There's a lot about writing that can be viewed from this perspective. Ira Glass reminds us that in order to get through the gap we just have to do a lot of work, knit a lot of test swatches that never end up making it into the finished product. It's frustrating as all hell, to have done all of this work and gotten theoretically no usable work out of it, but the thing is -

If you don't knit your test swatches, your "real work" can't happen at all. (That insight deserved a new paragraph.) Without knowing what your tension actually is, what knitting on those needles on this day looks like, you will never know whether the finished product is going to work. All of the words that you write and cut, slicing valiantly through them with your Fictator sword, were there for a reason; they were there to reveal the jewel of writing that existed underneath, all along. The mountain still has to produce a giant block of marble in order for Michelangelo to carve a beautiful sculpture out of it. Was the mountain's effort wasted?

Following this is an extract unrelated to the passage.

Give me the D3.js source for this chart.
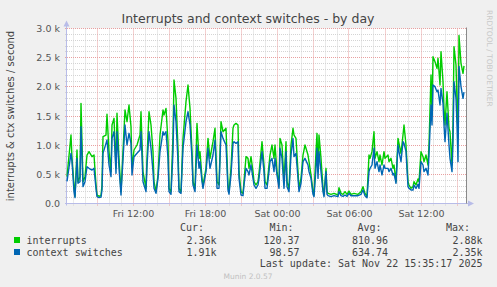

So I'm trying, really hard, to write backstory that might never see the light of day, exposition that I will keep in my laptop for my own reference and no one else's eyes, chapters that I know, even while writing them, really are manure and will inevitably be cut. It's all of a piece; it's all work that helps me to write a finished product. Even if, at the time, it feels like a total waste, it all adds up to something.